Hyundai Motor will hire workers for its Ulsan production lines for the first time in seven years. The competition rate was 100 to one for the 70 positions. The jobs are open to those with two-year vocational college degrees or below. In the past, four-year university graduates have been sacked for falsifying their qualifications. Hyundai Motor has a unique labor policy that gives priority to offspring of permanent workers. But its rarely used, as most offspring of long-term permanent workers have graduated from four-year universities, thanks to another generous corporate policy that pays for tuition for up to three offspring.

It is no surprise that Hyundai Motor’s production line jobs are highly competitive. The workers enjoy some of the world’s best benefits. New recruits earn 28 million won a year ($25,800), but when various allowances and perks are included, the figure goes up to 40 million won. They earn more than most college graduates. Housing is even provided to employees without homes. Turnover is low; employees work 18 years on average. Their jobs are more or less guaranteed for life.

The enormous interest in Hyundai’s new posts underscores how our society desperately thirsts for decent work. Since the financial crisis in the late 1990s, large companies have been busy honing efficiency in productivity by sending capital investment overseas for cheaper labor. As a result, jobs have become scarcer at home. As large exporters created wealth for their shareholders, common Koreans have become poorer. The wealth gap in Korea remains massive. Politicians take advantage with tempting populist campaigns but offer few long term solutions.

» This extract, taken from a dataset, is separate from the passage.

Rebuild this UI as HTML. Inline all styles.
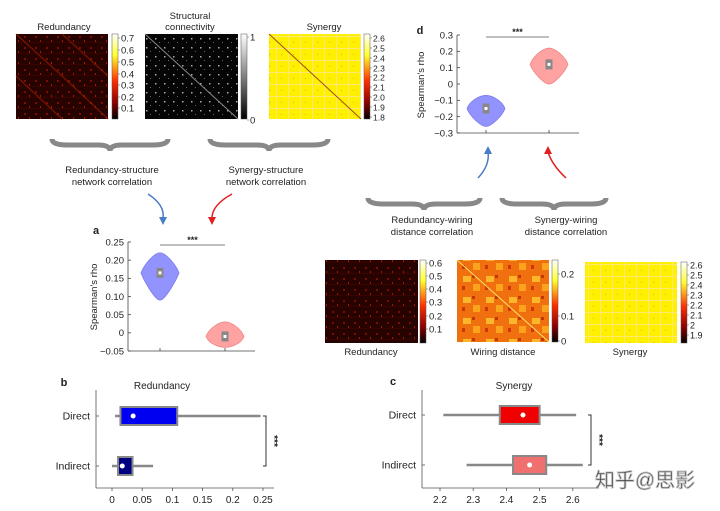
<!DOCTYPE html>
<html><head><meta charset="utf-8">
<style>
html,body{margin:0;padding:0;background:#fff;}
svg{display:block;font-family:"Liberation Sans","Noto Sans CJK SC",sans-serif;}
text{fill:#222;}
</style></head>
<body>
<svg id="fig" width="720" height="511" viewBox="0 0 720 511">
<defs>
<linearGradient id="hot" x1="0" y1="0" x2="0" y2="1">
<stop offset="0" stop-color="#ffffff"/><stop offset="0.25" stop-color="#ffff30"/><stop offset="0.55" stop-color="#ff3000"/><stop offset="0.8" stop-color="#900000"/><stop offset="1" stop-color="#000"/></linearGradient>
<linearGradient id="gray" x1="0" y1="0" x2="0" y2="1"><stop offset="0" stop-color="#fff"/><stop offset="1" stop-color="#000"/></linearGradient>
<pattern id="pRed" width="11" height="11" patternUnits="userSpaceOnUse"><rect width="11" height="11" fill="#260200"/><rect x="2" y="3" width="2" height="2" fill="#7a0e00"/><rect x="7" y="7" width="1" height="2" fill="#a01800"/><rect x="0" y="9" width="11" height="1" fill="#380400"/></pattern>
<pattern id="pSC" width="9" height="9" patternUnits="userSpaceOnUse"><rect width="9" height="9" fill="#050505"/><rect x="2" y="2" width="1.5" height="1.5" fill="#aaa"/><rect x="6" y="6" width="1" height="1" fill="#666"/></pattern>
<pattern id="pSyn" width="12" height="12" patternUnits="userSpaceOnUse"><rect width="12" height="12" fill="#fff000"/><rect x="0" y="0" width="12" height="1" fill="#ffe870"/><rect x="0" y="0" width="1" height="12" fill="#ffe870"/><rect x="5" y="6" width="1" height="1" fill="#f0b000"/></pattern>
<pattern id="pWire" width="23" height="21" patternUnits="userSpaceOnUse"><rect width="23" height="21" fill="#f07010"/><rect x="3" y="3" width="8" height="6" fill="#ffc830" opacity="0.8"/><rect x="13" y="11" width="7" height="7" fill="#ffb020" opacity="0.8"/><rect x="12" y="2" width="3" height="3" fill="#b02000" opacity="0.7"/><rect x="2" y="13" width="3" height="4" fill="#c02000" opacity="0.7"/></pattern>
</defs>
<g id="root"></g>
</svg>
<script>
// ---- data ----
const violinGroupsA = ["Redundancy-structure", "Synergy-structure"];
const violinMinA = [0.09, -0.04];
const violinMaxA = [0.22, 0.03];
const violinMedA = [0.165, -0.01];
const violinGroupsD = ["Redundancy-wiring", "Synergy-wiring"];
const violinMinD = [-0.26, 0.0];
const violinMaxD = [-0.07, 0.22];
const violinMedD = [-0.15, 0.12];
const ticksA = [0.25, 0.20, 0.15, 0.10, 0.05, 0, -0.05];
const tickLabelsA = ["0.25","0.20","0.15","0.10","0.05","0","\u22120.05"];
const ticksD = [0.3, 0.2, 0.1, 0, -0.1, -0.2, -0.3];
const tickLabelsD = ["0.3","0.2","0.1","0","\u22120.1","\u22120.2","\u22120.3"];
const boxCats = ["Direct", "Indirect"];
const redWhiskLo = [0.005, 0.0];
const redQ1 = [0.014, 0.010];
const redQ3 = [0.108, 0.034];
const redWhiskHi = [0.246, 0.068];
const redMid = [0.035, 0.017];
const redTicks = [0, 0.05, 0.1, 0.15, 0.2, 0.25];
const redTickLabels = ["0","0.05","0.1","0.15","0.2","0.25"];
const synWhiskLo = [2.21, 2.28];
const synQ1 = [2.38, 2.42];
const synQ3 = [2.50, 2.52];
const synWhiskHi = [2.61, 2.63];
const synMid = [2.45, 2.47];
const synTicks = [2.2, 2.3, 2.4, 2.5, 2.6];
const synTickLabels = ["2.2","2.3","2.4","2.5","2.6"];

const NS = "http://www.w3.org/2000/svg";
const root = document.getElementById("root");
function el(tag, attrs, parent, txt){
  const e = document.createElementNS(NS, tag);
  for (const k in attrs) e.setAttribute(k, attrs[k]);
  if (txt !== undefined) e.textContent = txt;
  (parent || root).appendChild(e);
  return e;
}
function txt(x,y,s,size,anchor,name,extra){
  const t = el("text", Object.assign({x:x,y:y,"font-size":size,"text-anchor":anchor||"middle"}, extra||{}), null, s);
  
  
  return t;
}

function matrix(x,y,w,h,fill,name,diag){
  const r = el("rect",{x:x,y:y,width:w,height:h,fill:fill});
  
  
  if (diag) el("line",{x1:x,y1:y,x2:x+w,y2:y+h,stroke:diag,"stroke-width":1});
}
function cbar(x,y,w,h,fill,labels,ys,name,fs){
  const r = el("rect",{x:x,y:y,width:w,height:h,fill:fill,stroke:"#555","stroke-width":0.5});
  
  
  labels.forEach((l,i)=>{
    el("line",{x1:x+w,y1:ys[i],x2:x+w+2,y2:ys[i],stroke:"#555","stroke-width":0.5});
    txt(x+w+3, ys[i]+3.3, l, fs||9.5, "start", name+"-label");
  });
}
matrix(16,34,92,85,"url(#pRed)","redundancy-matrix-top");
el("line",{x1:16,y1:34,x2:62,y2:76,stroke:"#a02000","stroke-width":1.5,opacity:0.6});
el("line",{x1:62,y1:34,x2:108,y2:76,stroke:"#a02000","stroke-width":1.5,opacity:0.6});
el("line",{x1:16,y1:76,x2:62,y2:119,stroke:"#a02000","stroke-width":1.5,opacity:0.6});
el("line",{x1:62,y1:76,x2:108,y2:119,stroke:"#a02000","stroke-width":1.5,opacity:0.6});
cbar(112,34,6,85,"url(#hot)",["0.7","0.6","0.5","0.4","0.3","0.2","0.1"],[38,50,62,74,85,97,108],"redundancy-colorbar-top");
txt(64,30,"Redundancy",9.5,"middle","redundancy-title-top");
matrix(145,34,93,85,"url(#pSC)","structural-matrix","#888");
cbar(241,34,6,85,"url(#gray)",["1","0"],[37,120],"structural-colorbar");
txt(190,19,"Structural",9.5,"middle","structural-title");
txt(190,30,"connectivity",9.5,"middle","structural-title-2");
matrix(269,34,92,85,"url(#pSyn)","synergy-matrix-top","#a05000");
cbar(364,34,6,85,"url(#hot)",["2.6","2.5","2.4","2.3","2.2","2.1","2.0","1.9","1.8"],[38,48,58,68,77,87,97,107,117],"synergy-colorbar-top",8.5);
txt(324,30,"Synergy",9.5,"middle","synergy-title-top");

matrix(325,260,93,83,"url(#pRed)","redundancy-matrix-bottom");
cbar(420,260,6,83,"url(#hot)",["0.6","0.5","0.4","0.3","0.2","0.1"],[263,276,289,302,316,329],"redundancy-colorbar-bottom");
txt(371,355,"Redundancy",9.5,"middle","redundancy-label-bottom");
matrix(457,260,92,82,"url(#pWire)","wiring-matrix","#ffe060");
cbar(552,260,6,82,"url(#hot)",["0.2","0.1","0"],[274,316,341],"wiring-colorbar");
txt(503,355,"Wiring distance",9.5,"middle","wiring-label");
matrix(585,262,92,81,"url(#pSyn)","synergy-matrix-bottom");
cbar(681,262,6,81,"url(#hot)",["2.6","2.5","2.4","2.3","2.2","2.1","2","1.9"],[265,275,285,295,305,315,325,335],"synergy-colorbar-bottom",9);
txt(630,355,"Synergy",9.5,"middle","synergy-label-bottom");

function brace(x1,x2,y,name){
  const m=(x1+x2)/2, h=12;
  const p = el("path",{d:`M${x1},${y} Q${x1},${y+h/2} ${x1+15},${y+h/2} L${m-12},${y+h/2} Q${m},${y+h/2} ${m},${y+h} Q${m},${y+h/2} ${m+12},${y+h/2} L${x2-15},${y+h/2} Q${x2},${y+h/2} ${x2},${y}`,fill:"none",stroke:"#888","stroke-width":5});
  
  
}
brace(52,168,139,"brace-redundancy-structure");
brace(210,328,139,"brace-synergy-structure");
txt(112,173,"Redundancy-structure",9.5,"middle","label-redundancy-structure");
txt(112,185,"network correlation",9.5,"middle","label-redundancy-structure-2");
txt(266,173,"Synergy-structure",9.5,"middle","label-synergy-structure");
txt(266,185,"network correlation",9.5,"middle","label-synergy-structure-2");
brace(368,480,198,"brace-redundancy-wiring");
brace(502,606,198,"brace-synergy-wiring");
txt(432,223,"Redundancy-wiring",9.5,"middle","label-redundancy-wiring");
txt(432,235,"distance correlation",9.5,"middle","label-redundancy-wiring-2");
txt(566,223,"Synergy-wiring",9.5,"middle","label-synergy-wiring");
txt(566,235,"distance correlation",9.5,"middle","label-synergy-wiring-2");
function arrow(d,hx,hy,ang,c,name){
  const p=el("path",{d:d,fill:"none",stroke:c,"stroke-width":1.5});
  
  
  el("polygon",{points:"0,0 -4,-8 4,-8",fill:c,transform:`translate(${hx},${hy}) rotate(${ang})`});
}
arrow("M148,194 Q165,205 163,218",163,225,0,"#4a7cc8","arrow-blue-a");
arrow("M232,194 Q212,205 212,218",212,225,0,"#e02020","arrow-red-a");
arrow("M478,178 Q490,165 488,152",488,146,180,"#4a7cc8","arrow-blue-d");
arrow("M566,178 Q552,165 548,152",548,146,180,"#e02020","arrow-red-d");

function violinPanel(cfg){
  const {ax,yTop,yBot,vTop,vBot,xs,mins,maxs,meds,ticks,labels,colFill,colStroke,prefix,bracketY}=cfg;
  const y = v => yTop + (vTop - v)/(vTop - vBot)*(yBot - yTop);
  const axis = el("line",{x1:ax,y1:yTop,x2:ax,y2:yBot,stroke:"#444","stroke-width":0.8});
  
  
  el("line",{x1:ax,y1:yBot,x2:xs[1]+30,y2:yBot,stroke:"#444","stroke-width":0.8});
  ticks.forEach((t,i)=>{
    el("line",{x1:ax,y1:y(t),x2:ax+3,y2:y(t),stroke:"#444","stroke-width":0.8});
    txt(ax-4,y(t)+3.3,labels[i],9.5,"end",prefix+"-tick-label");
  });
  xs.forEach(x=>el("line",{x1:x,y1:yBot,x2:x,y2:yBot-3,stroke:"#444","stroke-width":0.8}));
  xs.forEach((x,i)=>{
    const t=y(maxs[i]), b=y(mins[i]), m=y(meds[i]), w=19;
    const d=`M${x},${t} C${x+6},${t} ${x+w-3},${m-8} ${x+w},${m} C${x+w-3},${m+8} ${x+5},${b} ${x},${b} C${x-5},${b} ${x-w+3},${m+8} ${x-w},${m} C${x-w+3},${m-8} ${x-6},${t} ${x},${t} Z`;
    const v=el("path",{d:d,fill:colFill[i],stroke:colStroke[i],"stroke-width":0.8,opacity:0.9});
    
    
    el("rect",{x:x-3.5,y:m-5,width:7,height:10,fill:"#888"});
    el("rect",{x:x-1.5,y:m-1.5,width:3,height:3,fill:"#fff"});
  });
  el("line",{x1:xs[0],y1:bracketY,x2:xs[1],y2:bracketY,stroke:"#555","stroke-width":0.8});
  txt((xs[0]+xs[1])/2,bracketY-2,"***",9,"middle",prefix+"-significance",{"font-weight":"bold"});
}
violinPanel({ax:128,yTop:242,yBot:351,vTop:0.25,vBot:-0.05,xs:[160,225],mins:violinMinA,maxs:violinMaxA,meds:violinMedA,ticks:ticksA,labels:tickLabelsA,colFill:["#8888ff","#ff9898"],colStroke:["#6a6aee","#ee7a7a"],prefix:"panel-a",bracketY:245});
violinPanel({ax:457,yTop:35,yBot:133,vTop:0.3,vBot:-0.3,xs:[486,549],mins:violinMinD,maxs:violinMaxD,meds:violinMedD,ticks:ticksD,labels:tickLabelsD,colFill:["#8888ff","#ff9898"],colStroke:["#6a6aee","#ee7a7a"],prefix:"panel-d",bracketY:37});
txt(96,234,"a",11,"middle","panel-a-letter",{"font-weight":"bold"});
txt(420,34,"d",11,"middle","panel-d-letter",{"font-weight":"bold"});
txt(0,0,"Spearman's rho",9.5,"middle","panel-a-y-axis-title",{transform:"translate(97,297) rotate(-90)"});
txt(0,0,"Spearman's rho",9.5,"middle","panel-d-y-axis-title",{transform:"translate(424,85) rotate(-90)"});

function boxPanel(cfg){
  const {ax,x0,xScale,v0,yB,ys,lo,q1,q3,hi,mid,ticks,labels,fills,prefix,title,titleX,brX}=cfg;
  const x = v => x0 + (v - v0)*xScale;
  el("line",{x1:ax,y1:390,x2:ax,y2:yB,stroke:"#555","stroke-width":0.8});
  const xa=el("line",{x1:ax,y1:yB,x2:brX+8,y2:yB,stroke:"#555","stroke-width":0.8});
  
  
  ticks.forEach((t,i)=>{
    el("line",{x1:x(t),y1:yB,x2:x(t),y2:yB+3,stroke:"#555","stroke-width":0.8});
    txt(x(t),yB+15,labels[i],10,"middle",prefix+"-tick-label");
  });
  boxCats.forEach((c,i)=>{
    const y=ys[i];
    el("line",{x1:ax,y1:y,x2:ax+3,y2:y,stroke:"#555","stroke-width":0.8});
    txt(ax-6,y+3.5,c,10.5,"end",prefix+"-category-label");
    el("line",{x1:x(lo[i]),y1:y,x2:x(hi[i]),y2:y,stroke:"#888","stroke-width":2.5});
    const b=el("rect",{x:x(q1[i]),y:y-9,width:x(q3[i])-x(q1[i]),height:18,fill:fills[i],stroke:"#888","stroke-width":2});
    
    
    el("circle",{cx:x(mid[i]),cy:y,r:2.5,fill:"#fff"});
  });
  el("path",{d:`M${brX-3},${ys[0]} H${brX} V${ys[1]} H${brX-3}`,fill:"none",stroke:"#333","stroke-width":1});
  txt(0,0,"***",10,"middle",prefix+"-significance",{transform:`translate(${brX+5},${(ys[0]+ys[1])/2}) rotate(90)`,"font-weight":"bold"});
  txt(titleX,389,title,10,"middle",prefix+"-title");
}
boxPanel({ax:96,x0:112,xScale:604,v0:0,yB:488,ys:[416,466],lo:redWhiskLo,q1:redQ1,q3:redQ3,hi:redWhiskHi,mid:redMid,ticks:redTicks,labels:redTickLabels,fills:["#0000f0","#000080"],prefix:"panel-b",title:"Redundancy",titleX:162,brX:266});
boxPanel({ax:422,x0:440,xScale:332,v0:2.2,yB:488,ys:[415,465],lo:synWhiskLo,q1:synQ1,q3:synQ3,hi:synWhiskHi,mid:synMid,ticks:synTicks,labels:synTickLabels,fills:["#f00000","#f07070"],prefix:"panel-c",title:"Synergy",titleX:514,brX:591});
txt(64,386,"b",11,"middle","panel-b-letter",{"font-weight":"bold"});
txt(393,385,"c",11,"middle","panel-c-letter",{"font-weight":"bold"});
txt(645,487,"知乎@思影",20,"middle","watermark",{fill:"none",stroke:"#c0c0c0","stroke-width":0.9});
</script>
</body></html>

Large companies must play a bigger role. They must provide more quality jobs. The “trickle-down effect” starts with them. This year is a turning point for Korea Inc. The top 10 business groups pledged record investments of 100 trillion won and increased job opportunities. Many have turned inward due to higher labor costs in China and Southeast Asia. The FTA with the European Union, followed by a similar pact with the United States, could translate into greater opportunities. We hope the hiring at Hyundai Motor is just the beginning. If good jobs are provided for the less educated, Korea’s expensive university tuition would be less of a dilemma.

Furthermore, a healthy economy with plentiful jobs leaves less of a chance for populist economic policies to take root. Economics should be left up to economic players.